In a 3-2 vote in May — with three members who hold commercial-fishing seats abstaining — the commissioners who hold recreational-fishing or scientific seats voted to keep the recreational cobia season open through September, changing creel limits and size minimums to try to keep the harvest down.
The way the limits were carved up leaves no opinion other than that the commissioners’ vote reflected complaints from charter captains and guides on the Outer Banks that a June 20 closure would ruin them financially. Giving captains and guides a boat limit of four cobia per day and allowing recreational fishermen on private boats the opportunity to catch two cobia per boat per day only three days a week certainly looks like a cave-in to the for-hire fleet.
And by its vote, however, the Commission has ceded the “high ground” that recreational anglers have owned for decades — that’s when I thought about Varney, who died in 2000.
For years, recreational fishermen and conservation groups have sought to have some restrictions placed on North Carolina’s out-of-control commercial fishing industry. When the commercials complain about a reduction in their catch, and how not being able to catch all they want might affect their bottom lines, recreational fishermen have simply wagged their fingers and said, in effect, “Tsk, tsk, tsk. You’ve gotta take one for the team and do what’s right for the fishery.”
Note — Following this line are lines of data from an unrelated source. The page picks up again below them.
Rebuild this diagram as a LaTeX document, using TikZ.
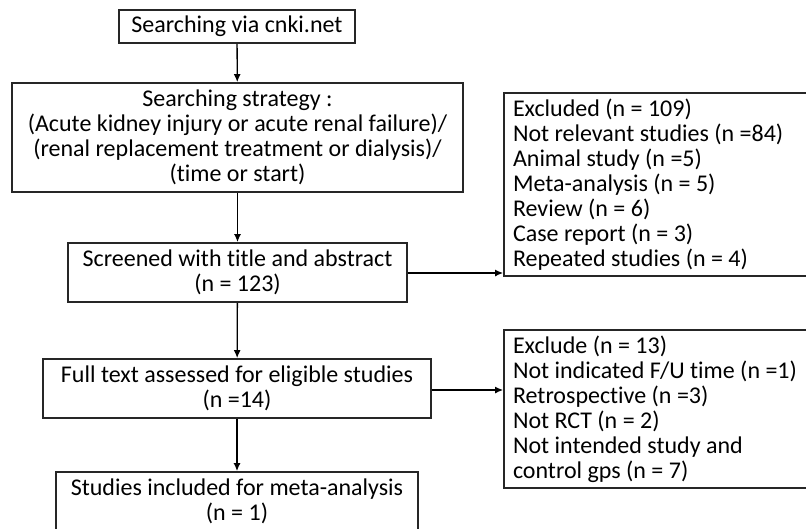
\documentclass[tikz,border=0pt]{standalone}
\usepackage{fontspec}
\setmainfont{Carlito}[Ligatures={NoCommon, NoContextual}]
\usetikzlibrary{fit, arrows.meta}

\begin{document}
\begin{tikzpicture}[x=1pt, y=-1pt,
        font=\fontsize{24}{25}\selectfont,
        stage/.style={draw=black!85, line width=1.8pt, inner sep=0pt},
        note/.style={align=flush left, inner sep=0pt, text width=300pt},
        flow/.style={-{Latex[length=8pt, width=7pt]}, line width=1.3pt}]
        \useasboundingbox (0, 0) rectangle (806, 528);
        \clip (0, 0) rectangle (806, 528);

        % main column
        \node[stage, fit={(119, 10) (355, 43)},  label={[align=center]center:Searching via cnki.net}] (search) {};
        \node[stage, fit={(12, 83) (463, 192)},  label={[align=center]center:Searching strategy :\\(Acute kidney injury or acute renal failure)/\\(renal replacement treatment or dialysis)/\\(time or start)}] (strategy) {};
        \node[stage, fit={(68, 243) (407, 302)}, label={[align=center]center:Screened with title and abstract\\(n = 123)}] (screen) {};
        \node[stage, fit={(43, 359) (431, 418)}, label={[align=center]center:Full text assessed for eligible studies\\(n =14)}] (full) {};
        \node[stage, fit={(56, 472) (418, 531)}, label={[align=center]center:Studies included for meta-analysis\\(n = 1)}] (incl) {};

        % exclusion boxes
        \node[stage, fit={(504, 93) (822, 276)},  label={[note]center:Excluded (n = 109)\\Not relevant studies (n =84)\\Animal study (n =5)\\Meta-analysis (n = 5)\\Review (n = 6)\\Case report (n = 3)\\Repeated studies (n = 4)}] (excl1) {};
        \node[stage, fit={(504, 330) (822, 488)}, label={[note]center:Exclude (n = 13)\\Not indicated F/U time (n =1)\\Retrospective (n =3)\\Not RCT (n = 2)\\Not intended study and\\control gps (n = 7)}] (excl2) {};

        \draw [flow]          (search)--(strategy);
        \draw [flow]          (strategy)--(screen);
        \draw [flow]          (screen)--(full);
        \draw [flow]          (full)--(incl);
        \draw [flow]          (screen.east |- 0, 273)--(excl1.west |- 0, 273);
        \draw [flow]          (full.east |- 0, 390)--(excl2.west |- 0, 390);
    \end{tikzpicture}
\end{document}
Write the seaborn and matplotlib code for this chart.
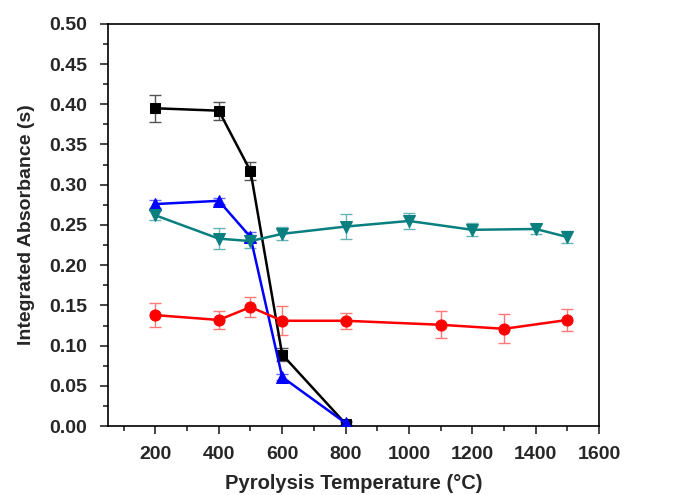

I’m not getting into the argument that the feds’ cobia numbers are all wrong and the annual allotment for the species should be much higher. That’s what some recreational fishermen argued. They sounded just like commercials arguing last year that there’s no problem with the flounder fisheries in North Carolina waters; the numbers are all wrong.
The point is, if recreational fishermen expect commercial fishermen to sit quietly when they get their hands slapped, then their recreation be the same when what goes around comes around. No wonder the Commission’s commercials didn’t vote.
What happened when the shoe was on the other foot? It got kicked off. And recreational fishermen got kicked off the high ground.